• WORK TO DO: Set down exactly the lines in the records below that run from the line with "Write the matplotlib code for this chart." to the line with "fill_color = '#89e0d0'", inclusive, and nothing more.

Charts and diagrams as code

____________________

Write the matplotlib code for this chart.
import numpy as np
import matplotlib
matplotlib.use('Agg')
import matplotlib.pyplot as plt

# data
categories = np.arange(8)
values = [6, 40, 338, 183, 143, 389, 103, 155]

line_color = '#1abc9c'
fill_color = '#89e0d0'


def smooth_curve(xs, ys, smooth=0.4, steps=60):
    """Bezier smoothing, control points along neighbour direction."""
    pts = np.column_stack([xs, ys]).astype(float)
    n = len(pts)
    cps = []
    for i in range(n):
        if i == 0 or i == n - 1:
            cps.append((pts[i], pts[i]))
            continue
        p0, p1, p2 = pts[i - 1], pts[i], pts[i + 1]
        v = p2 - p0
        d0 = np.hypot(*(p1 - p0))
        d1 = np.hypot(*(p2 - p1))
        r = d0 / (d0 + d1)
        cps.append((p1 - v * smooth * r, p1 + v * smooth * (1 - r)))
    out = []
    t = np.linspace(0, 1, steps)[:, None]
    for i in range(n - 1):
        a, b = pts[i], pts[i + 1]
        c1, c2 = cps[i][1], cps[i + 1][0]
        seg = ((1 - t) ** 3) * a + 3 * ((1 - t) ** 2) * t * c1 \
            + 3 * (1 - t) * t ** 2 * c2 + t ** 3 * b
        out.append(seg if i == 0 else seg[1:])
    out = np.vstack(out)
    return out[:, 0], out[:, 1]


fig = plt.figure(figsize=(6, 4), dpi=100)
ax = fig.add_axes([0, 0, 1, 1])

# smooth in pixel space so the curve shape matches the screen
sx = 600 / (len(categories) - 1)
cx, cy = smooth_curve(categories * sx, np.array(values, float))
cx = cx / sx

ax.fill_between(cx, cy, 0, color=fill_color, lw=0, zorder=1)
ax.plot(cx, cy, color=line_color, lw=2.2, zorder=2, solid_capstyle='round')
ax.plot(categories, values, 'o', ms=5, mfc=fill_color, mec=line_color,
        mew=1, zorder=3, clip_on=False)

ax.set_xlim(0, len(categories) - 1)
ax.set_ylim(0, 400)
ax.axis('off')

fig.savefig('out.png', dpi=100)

____________________

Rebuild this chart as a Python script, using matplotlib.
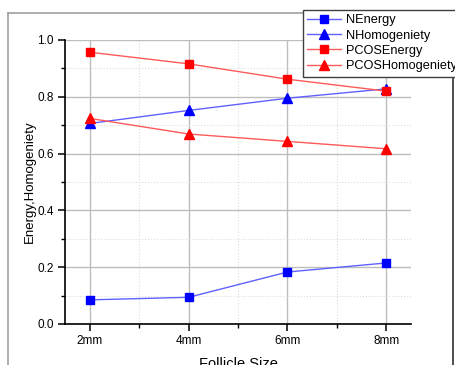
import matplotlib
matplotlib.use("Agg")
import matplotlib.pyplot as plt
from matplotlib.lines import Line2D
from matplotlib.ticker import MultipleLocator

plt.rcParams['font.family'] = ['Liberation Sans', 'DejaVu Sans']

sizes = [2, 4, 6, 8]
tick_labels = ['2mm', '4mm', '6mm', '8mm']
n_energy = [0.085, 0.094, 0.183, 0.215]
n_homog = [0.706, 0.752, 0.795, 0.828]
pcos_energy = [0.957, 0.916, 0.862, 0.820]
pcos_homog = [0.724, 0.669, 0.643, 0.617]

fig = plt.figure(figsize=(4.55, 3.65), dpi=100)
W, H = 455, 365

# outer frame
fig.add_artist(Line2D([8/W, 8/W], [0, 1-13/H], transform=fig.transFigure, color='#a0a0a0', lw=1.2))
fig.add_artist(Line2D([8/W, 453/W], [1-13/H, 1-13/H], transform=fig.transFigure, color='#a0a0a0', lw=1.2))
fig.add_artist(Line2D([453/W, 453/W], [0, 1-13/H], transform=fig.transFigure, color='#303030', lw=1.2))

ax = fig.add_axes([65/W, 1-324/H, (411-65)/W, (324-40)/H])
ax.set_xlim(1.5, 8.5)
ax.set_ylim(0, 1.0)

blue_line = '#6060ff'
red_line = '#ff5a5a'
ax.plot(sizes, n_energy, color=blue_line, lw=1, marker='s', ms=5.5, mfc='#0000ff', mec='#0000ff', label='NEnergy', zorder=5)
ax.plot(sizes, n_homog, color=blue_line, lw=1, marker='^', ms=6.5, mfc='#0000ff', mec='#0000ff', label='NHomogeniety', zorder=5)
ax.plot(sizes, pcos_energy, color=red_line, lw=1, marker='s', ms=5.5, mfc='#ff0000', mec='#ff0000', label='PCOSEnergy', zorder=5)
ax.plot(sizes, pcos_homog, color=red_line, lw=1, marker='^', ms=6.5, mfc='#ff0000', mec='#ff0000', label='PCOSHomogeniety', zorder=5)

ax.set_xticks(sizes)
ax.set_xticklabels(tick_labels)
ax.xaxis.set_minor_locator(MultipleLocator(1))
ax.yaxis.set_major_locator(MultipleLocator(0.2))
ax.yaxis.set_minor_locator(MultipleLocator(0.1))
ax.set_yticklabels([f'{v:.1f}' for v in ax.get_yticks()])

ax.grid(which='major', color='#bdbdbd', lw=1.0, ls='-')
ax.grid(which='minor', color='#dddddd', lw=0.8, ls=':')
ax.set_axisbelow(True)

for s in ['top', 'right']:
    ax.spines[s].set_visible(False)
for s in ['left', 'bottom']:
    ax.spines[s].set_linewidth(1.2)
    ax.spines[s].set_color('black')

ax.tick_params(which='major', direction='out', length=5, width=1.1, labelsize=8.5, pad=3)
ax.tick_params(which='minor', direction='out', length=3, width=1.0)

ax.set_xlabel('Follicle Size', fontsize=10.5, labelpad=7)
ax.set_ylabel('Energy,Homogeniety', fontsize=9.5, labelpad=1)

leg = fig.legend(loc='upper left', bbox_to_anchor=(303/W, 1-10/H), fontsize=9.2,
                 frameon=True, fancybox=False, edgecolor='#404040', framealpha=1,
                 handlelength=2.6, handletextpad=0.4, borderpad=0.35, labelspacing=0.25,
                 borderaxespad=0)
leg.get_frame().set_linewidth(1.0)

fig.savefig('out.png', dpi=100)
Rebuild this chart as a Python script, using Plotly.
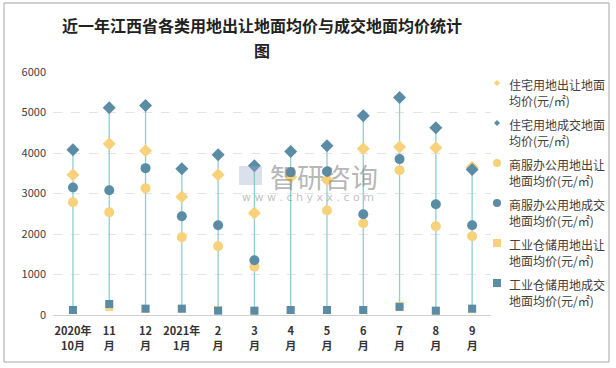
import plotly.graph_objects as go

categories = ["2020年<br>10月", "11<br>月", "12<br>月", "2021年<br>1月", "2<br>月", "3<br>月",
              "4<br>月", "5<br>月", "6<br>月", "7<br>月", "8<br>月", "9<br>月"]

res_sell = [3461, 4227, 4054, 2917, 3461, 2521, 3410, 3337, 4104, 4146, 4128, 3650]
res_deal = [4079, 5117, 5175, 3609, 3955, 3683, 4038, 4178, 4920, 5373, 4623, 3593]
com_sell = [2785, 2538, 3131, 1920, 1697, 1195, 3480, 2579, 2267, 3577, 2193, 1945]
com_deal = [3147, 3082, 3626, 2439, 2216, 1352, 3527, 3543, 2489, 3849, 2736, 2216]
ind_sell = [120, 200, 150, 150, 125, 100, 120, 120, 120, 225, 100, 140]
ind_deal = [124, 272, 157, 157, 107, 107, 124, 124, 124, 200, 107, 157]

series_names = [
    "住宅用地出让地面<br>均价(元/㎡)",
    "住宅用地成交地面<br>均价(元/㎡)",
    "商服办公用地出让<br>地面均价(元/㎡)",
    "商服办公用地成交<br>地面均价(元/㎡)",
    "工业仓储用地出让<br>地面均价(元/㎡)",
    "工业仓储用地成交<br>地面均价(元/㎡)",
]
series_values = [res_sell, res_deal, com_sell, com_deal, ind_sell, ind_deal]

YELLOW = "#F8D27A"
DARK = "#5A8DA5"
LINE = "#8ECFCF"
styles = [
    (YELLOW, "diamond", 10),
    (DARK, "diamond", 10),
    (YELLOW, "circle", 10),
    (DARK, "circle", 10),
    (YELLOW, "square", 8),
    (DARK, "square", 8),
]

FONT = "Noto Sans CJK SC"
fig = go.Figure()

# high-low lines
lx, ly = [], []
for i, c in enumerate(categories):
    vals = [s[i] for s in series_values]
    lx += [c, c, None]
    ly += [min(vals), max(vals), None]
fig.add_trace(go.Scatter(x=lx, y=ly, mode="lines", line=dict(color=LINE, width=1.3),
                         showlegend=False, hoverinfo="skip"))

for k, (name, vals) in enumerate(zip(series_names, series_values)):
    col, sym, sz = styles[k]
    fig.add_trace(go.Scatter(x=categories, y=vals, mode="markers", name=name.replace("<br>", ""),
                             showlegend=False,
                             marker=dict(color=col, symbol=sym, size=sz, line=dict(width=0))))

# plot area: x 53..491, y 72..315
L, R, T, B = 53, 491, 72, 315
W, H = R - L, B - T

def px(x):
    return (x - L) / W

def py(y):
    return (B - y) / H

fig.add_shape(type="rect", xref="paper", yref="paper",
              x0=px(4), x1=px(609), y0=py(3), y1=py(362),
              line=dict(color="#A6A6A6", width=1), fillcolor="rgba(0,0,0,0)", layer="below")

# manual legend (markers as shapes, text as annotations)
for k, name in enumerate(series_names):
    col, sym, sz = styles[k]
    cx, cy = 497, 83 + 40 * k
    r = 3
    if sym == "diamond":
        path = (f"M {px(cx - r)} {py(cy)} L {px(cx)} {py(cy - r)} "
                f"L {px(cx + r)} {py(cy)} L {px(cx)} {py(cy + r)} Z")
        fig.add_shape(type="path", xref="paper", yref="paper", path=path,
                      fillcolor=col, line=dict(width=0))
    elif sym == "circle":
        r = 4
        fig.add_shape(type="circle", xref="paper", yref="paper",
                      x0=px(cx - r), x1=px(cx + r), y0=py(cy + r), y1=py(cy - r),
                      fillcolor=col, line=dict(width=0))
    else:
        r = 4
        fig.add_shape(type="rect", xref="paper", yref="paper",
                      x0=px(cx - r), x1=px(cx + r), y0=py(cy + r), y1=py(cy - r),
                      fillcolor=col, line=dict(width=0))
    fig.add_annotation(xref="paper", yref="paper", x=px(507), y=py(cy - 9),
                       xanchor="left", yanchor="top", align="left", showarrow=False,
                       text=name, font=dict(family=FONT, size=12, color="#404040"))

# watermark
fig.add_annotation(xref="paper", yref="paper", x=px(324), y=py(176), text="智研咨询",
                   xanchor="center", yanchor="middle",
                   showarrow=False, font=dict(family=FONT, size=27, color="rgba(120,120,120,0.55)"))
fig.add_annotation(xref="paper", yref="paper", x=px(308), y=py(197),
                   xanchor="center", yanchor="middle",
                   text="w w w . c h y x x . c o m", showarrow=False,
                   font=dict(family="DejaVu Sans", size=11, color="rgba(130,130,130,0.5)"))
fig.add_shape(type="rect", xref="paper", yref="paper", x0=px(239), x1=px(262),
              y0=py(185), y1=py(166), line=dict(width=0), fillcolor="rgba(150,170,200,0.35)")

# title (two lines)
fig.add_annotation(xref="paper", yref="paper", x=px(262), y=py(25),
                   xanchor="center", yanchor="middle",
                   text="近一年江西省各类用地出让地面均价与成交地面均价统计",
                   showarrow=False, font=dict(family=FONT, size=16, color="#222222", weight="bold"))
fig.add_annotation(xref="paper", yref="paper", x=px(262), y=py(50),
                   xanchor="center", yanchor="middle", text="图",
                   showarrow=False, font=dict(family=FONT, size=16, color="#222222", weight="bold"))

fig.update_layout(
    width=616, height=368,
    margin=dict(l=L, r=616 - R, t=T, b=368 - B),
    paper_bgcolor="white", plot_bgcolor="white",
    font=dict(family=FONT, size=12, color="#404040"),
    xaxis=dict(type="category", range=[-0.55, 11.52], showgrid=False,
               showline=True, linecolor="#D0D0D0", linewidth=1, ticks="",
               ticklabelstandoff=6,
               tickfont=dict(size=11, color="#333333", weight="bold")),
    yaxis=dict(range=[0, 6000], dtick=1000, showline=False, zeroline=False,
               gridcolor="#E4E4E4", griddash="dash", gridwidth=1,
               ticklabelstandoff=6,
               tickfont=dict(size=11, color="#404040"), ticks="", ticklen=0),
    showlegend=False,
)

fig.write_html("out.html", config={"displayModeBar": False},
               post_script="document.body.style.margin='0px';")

____________________

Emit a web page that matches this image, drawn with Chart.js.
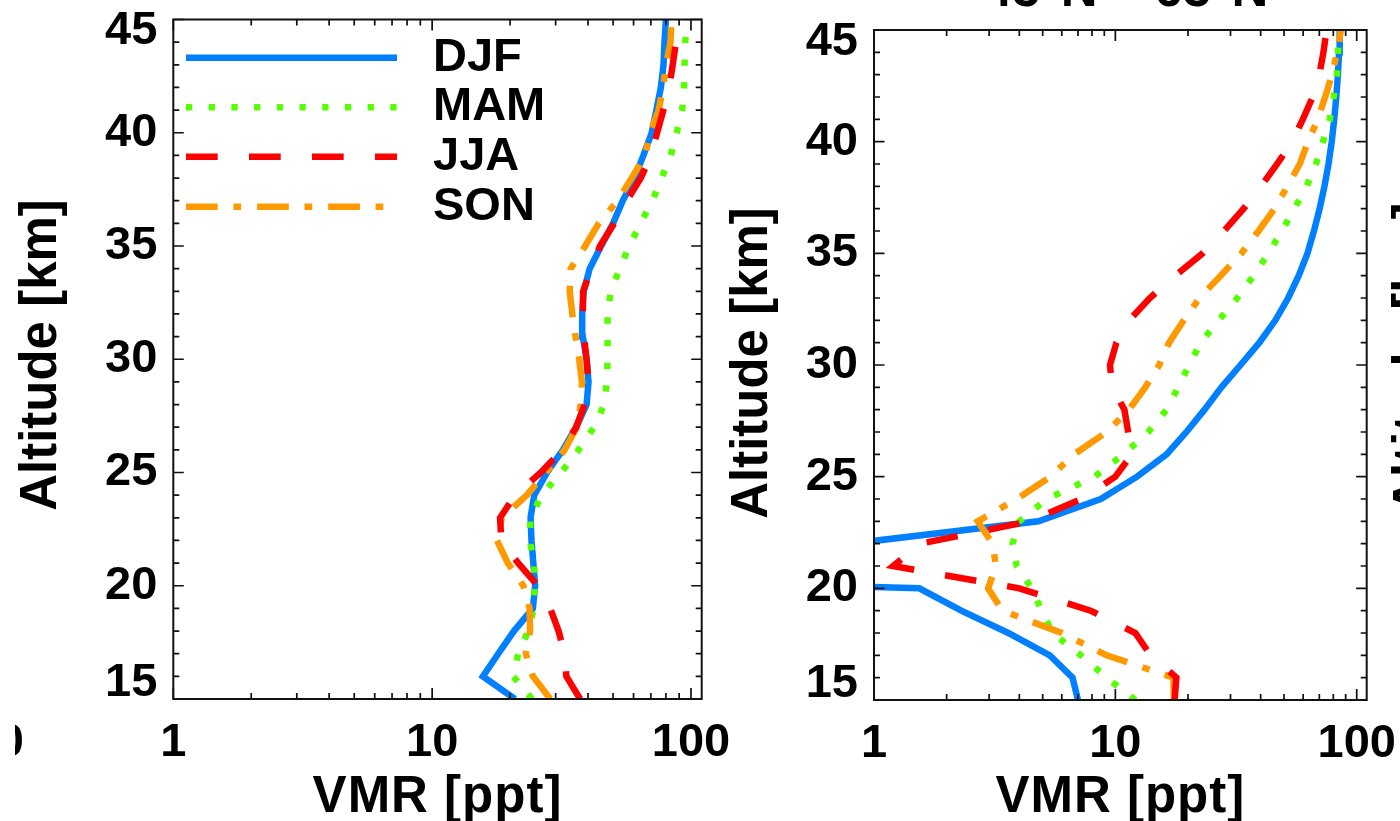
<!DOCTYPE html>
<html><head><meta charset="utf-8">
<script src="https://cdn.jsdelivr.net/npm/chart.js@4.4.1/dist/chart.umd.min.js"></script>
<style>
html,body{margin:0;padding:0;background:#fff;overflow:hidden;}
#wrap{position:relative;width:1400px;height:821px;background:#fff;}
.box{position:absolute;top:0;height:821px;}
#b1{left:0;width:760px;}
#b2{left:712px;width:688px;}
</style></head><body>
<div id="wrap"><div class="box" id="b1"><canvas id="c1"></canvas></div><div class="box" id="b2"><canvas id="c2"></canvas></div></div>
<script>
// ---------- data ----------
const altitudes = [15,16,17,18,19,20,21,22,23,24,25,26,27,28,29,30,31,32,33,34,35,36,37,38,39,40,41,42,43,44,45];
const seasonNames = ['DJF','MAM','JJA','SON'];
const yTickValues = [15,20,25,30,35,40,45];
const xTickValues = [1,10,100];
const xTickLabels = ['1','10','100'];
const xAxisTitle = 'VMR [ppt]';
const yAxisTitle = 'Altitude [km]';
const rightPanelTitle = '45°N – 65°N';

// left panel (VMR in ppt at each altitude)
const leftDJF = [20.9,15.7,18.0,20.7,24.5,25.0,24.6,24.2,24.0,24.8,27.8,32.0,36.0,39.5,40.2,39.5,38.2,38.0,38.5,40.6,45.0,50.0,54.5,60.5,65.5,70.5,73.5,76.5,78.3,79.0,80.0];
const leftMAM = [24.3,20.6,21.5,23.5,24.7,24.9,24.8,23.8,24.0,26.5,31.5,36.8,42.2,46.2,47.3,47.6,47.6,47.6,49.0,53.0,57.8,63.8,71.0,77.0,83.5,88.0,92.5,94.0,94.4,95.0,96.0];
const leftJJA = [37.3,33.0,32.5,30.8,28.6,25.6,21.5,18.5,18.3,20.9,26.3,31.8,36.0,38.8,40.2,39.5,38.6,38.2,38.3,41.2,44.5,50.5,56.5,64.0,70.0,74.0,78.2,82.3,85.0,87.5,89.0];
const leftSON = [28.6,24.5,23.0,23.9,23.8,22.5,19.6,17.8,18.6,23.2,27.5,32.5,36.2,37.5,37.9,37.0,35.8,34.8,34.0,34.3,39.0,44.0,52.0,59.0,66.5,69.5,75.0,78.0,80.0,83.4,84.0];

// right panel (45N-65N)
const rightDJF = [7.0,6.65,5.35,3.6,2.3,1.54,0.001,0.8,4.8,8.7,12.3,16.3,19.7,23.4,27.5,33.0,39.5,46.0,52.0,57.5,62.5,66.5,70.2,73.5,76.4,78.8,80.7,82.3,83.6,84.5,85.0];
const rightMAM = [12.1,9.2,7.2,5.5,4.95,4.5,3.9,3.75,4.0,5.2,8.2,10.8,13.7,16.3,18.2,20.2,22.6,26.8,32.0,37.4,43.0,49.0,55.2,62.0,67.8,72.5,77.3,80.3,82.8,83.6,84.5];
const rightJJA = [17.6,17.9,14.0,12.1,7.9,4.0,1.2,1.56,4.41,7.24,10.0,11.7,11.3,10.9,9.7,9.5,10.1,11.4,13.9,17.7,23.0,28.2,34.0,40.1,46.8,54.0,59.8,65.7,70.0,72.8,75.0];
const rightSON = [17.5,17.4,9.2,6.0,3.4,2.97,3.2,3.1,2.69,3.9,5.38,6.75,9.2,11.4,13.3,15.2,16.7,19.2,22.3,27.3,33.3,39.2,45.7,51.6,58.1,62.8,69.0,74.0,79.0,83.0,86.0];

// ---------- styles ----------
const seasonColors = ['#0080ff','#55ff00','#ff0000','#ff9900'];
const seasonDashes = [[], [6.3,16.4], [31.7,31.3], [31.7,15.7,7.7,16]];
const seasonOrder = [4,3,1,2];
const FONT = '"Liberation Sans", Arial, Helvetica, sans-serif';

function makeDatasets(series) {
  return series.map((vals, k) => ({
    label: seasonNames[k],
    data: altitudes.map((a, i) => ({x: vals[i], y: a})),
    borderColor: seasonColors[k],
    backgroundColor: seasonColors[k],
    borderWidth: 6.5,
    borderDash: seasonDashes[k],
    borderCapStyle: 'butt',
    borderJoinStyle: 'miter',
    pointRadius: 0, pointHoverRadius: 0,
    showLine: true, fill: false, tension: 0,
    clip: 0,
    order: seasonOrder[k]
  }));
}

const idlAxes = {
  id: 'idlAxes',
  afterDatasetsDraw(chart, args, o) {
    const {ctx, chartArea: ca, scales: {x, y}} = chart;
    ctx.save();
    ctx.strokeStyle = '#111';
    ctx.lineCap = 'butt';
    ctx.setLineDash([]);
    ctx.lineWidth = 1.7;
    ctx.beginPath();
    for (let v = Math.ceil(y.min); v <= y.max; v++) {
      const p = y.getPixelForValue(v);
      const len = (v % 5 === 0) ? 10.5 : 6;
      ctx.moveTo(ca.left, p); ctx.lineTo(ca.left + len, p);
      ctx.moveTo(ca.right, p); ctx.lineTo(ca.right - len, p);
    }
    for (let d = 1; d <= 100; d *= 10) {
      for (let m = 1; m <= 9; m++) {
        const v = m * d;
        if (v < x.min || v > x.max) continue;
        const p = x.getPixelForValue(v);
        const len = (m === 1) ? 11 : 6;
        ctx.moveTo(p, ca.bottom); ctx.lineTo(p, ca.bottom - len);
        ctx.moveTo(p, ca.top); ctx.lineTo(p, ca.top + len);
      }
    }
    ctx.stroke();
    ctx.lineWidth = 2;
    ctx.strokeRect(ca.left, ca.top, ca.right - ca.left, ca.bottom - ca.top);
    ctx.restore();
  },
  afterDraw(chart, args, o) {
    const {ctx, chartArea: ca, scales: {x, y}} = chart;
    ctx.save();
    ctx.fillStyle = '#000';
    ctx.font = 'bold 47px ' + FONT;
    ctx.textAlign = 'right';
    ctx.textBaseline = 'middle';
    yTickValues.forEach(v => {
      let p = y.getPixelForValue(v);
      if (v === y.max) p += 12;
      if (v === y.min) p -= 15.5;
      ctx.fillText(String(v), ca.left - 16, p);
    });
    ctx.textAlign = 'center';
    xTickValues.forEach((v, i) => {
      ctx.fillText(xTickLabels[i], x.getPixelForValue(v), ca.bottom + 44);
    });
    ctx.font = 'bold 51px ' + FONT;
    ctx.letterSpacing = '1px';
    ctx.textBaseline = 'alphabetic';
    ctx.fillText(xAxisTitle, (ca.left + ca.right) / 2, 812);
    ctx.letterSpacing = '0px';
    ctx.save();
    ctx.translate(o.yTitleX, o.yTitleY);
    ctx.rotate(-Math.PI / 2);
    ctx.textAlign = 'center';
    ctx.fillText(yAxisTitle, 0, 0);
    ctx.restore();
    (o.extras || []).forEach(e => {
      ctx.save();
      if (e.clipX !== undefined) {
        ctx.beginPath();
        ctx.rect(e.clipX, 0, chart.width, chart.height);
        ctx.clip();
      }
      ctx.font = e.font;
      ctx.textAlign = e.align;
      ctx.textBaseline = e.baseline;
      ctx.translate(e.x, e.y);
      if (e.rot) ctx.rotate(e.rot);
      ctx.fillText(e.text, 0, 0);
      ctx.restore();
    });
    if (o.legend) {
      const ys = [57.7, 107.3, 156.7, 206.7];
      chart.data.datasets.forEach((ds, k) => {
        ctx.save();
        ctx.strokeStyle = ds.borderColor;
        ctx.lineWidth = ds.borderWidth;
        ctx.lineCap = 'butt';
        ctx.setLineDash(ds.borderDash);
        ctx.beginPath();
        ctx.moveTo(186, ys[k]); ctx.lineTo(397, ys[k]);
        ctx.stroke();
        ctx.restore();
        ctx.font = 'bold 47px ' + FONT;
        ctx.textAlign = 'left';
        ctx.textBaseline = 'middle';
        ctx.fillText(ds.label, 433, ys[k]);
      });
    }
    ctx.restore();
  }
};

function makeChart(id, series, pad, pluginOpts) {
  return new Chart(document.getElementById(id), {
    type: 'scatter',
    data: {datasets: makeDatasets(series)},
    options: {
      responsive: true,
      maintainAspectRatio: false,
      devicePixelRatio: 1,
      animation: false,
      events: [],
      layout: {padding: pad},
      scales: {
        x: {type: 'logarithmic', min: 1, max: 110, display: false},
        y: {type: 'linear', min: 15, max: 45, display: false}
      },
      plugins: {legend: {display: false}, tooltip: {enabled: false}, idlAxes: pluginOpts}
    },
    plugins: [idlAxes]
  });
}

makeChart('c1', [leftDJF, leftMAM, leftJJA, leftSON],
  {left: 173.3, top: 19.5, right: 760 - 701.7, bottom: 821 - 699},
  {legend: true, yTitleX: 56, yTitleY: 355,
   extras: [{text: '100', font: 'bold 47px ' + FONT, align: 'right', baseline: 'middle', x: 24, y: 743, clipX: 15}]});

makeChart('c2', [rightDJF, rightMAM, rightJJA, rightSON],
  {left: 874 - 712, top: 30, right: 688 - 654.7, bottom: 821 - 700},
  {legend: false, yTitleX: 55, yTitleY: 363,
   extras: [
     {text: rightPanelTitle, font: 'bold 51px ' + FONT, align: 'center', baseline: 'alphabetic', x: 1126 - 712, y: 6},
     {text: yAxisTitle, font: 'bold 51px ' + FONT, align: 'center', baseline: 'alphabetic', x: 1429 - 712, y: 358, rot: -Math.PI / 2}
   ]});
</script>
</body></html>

____________________

• EXERCISE RESULT:
Write the matplotlib code for this chart.
import numpy as np
import matplotlib
matplotlib.use('Agg')
import matplotlib.pyplot as plt

# data
categories = np.arange(8)
values = [6, 40, 338, 183, 143, 389, 103, 155]

line_color = '#1abc9c'
fill_color = '#89e0d0'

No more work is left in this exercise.